Questo scriveva Antonio
Cederna in un articolo dal titolo Perché l'Italia frana quando
piove pubblicato sul Corriere della Sera il 3 gennaio
1973, quarantuno anni fa.
E'
cambiato qualcosa da allora? Leggendo le cronache di questi giorni la
risposta è un deciso no.
Scrive
Salvatore Settis in un articolo su Eddyburg del 1 febbraio 2014: “di
prevenzione si parla, ma senza poi far nulla. Per citare la voce più
autorevole, è di ieri il discorso del Presidente Napolitano dopo
l’alluvione delle Cinque Terre (quattro morti, ottobre 2011):
«bisogna affrontare il grande problema nazionale della tutela e
della messa in sicurezza del territorio, passando dall’emergenza
alla prevenzione». Sagge parole, alle quali non è seguito nulla di
concreto”. E ancora: “Non sono i colpi di un destino avverso, ma
eventi che dovrebbero innescare meccanismi di consapevolezza e di
prevenzione: una miglior conoscenza dei territori, mappe del rischio,
soluzioni possibili. E invece, rassegnati, passiamo dalla retorica
della prevenzione a una cultura dell’emergenza che piange
perennemente su se stessa”.
L'Italia
è un paese altamente franoso, esposto a rischio idrogeologico,
eppure non esiste neppure una carta aggiornata che copra tutto il
territorio nazionale.

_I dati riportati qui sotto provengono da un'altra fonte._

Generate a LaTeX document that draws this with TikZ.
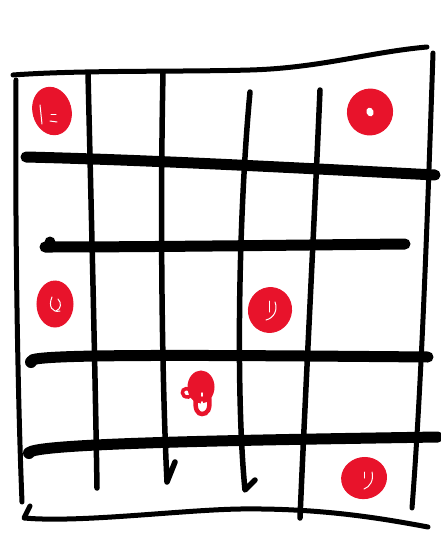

Mancanza di fondi? No, i fondi ci sarebbero ma
vengono dirottati verso altre opere che non fanno che aumentare la
fragilità del territorio: TAV, progetti di nuove autostrade,
costruzioni tanto inutili quanto faraoniche, capannoni già in
partenza condannati a rimanere vuoti, ecc. Ci viene ripetuto in modo
ossessivo che l'edilizia è il motore dello sviluppo, la molla della
ripartenza dell'economia italiana e quindi, mentre a parole i nostri
governanti e i nostri amministratori lamentano il degrado del
territorio, si continua a cementificare suolo al di là e al di sopra
non solo del buonsenso ma di ogni vera necessità; si chiedono strade
che tagliano la collina, mascherando la richiesta dietro la volontà
di difendere il territorio, utilizzando la prevenzione, la difesa e
la tutela come se fossero la moda del momento, lo specchietto per le
allodole dietro cui nascondere nuovi scempi e nuovi disastri.
L'edilizia
e l'economia non ripartono solo con grandi opere e nuove costruzioni
ma anche con le ristrutturazioni ed un piano di difesa del territorio
che sia veramente tale, non solo nel nome.
Settis
conclude il suo articolo scrivendo: “Secondo il rapporto
Ance-Cresme, un piano nazionale per la messa in sicurezza del
territorio richiederebbe un investimento annuo di 1,2 miliardi per
vent’anni, che assorbirebbe una consistente manodopera bilanciando
il necessario decremento delle nuove fabbricazioni: e invece negli
ultimi anni gli investimenti pubblici per la messa in sicurezza del
territorio sono diminuiti mediamente del 50%. Un piano come questo
può generare occupazione convogliando anche risorse private, purché
sia evidente l’impegno pubblico in volontà politica, risorse
economiche e capacità progettuale. Il governo Letta si mostrerà
capace di un’inversione di rotta come questa, per esempio spostando
sulla difesa del territorio, e su connesse politiche di occupazione
giovanile, una parte dei 26 miliardi di spese militari?”
In
un documento redatto dopo le alluvioni dell'ottobre/novembre 2011,
purtroppo ancora attuale, scrivevamo: “Oggi,
con il ripetersi delle alluvioni, si sta facendo strada tra i
cittadini più consapevoli la convinzione che l’impegno per la
messa in sicurezza del territorio sia l’unica grande opera di cui
il nostro paese ha veramente bisogno e, aggiungiamo, potrebbe creare
posti di lavoro e produrre ricchezza vera. ….. Ci appelliamo alle
Amministrazioni, Comunali, Provinciali, Regionali e Statali affinché,
rinunciando anche a dare seguito a progetti già approvati, diano
vita a programmi di pianificazione che possano condurre ad un
notevole abbattimento, con l’obiettivo dell’azzeramento, dello
sfruttamento edilizio del territorio, recuperando l’esistente, già
ampiamente sufficiente per la popolazione. Una semplice indagine
dimostra che anche nella nostra zona molte case costruite rimangono
vuote e invendute, molti capannoni inutilizzati e molti box auto,
ultima moda nelle costruzioni, invenduti dopo molto tempo”.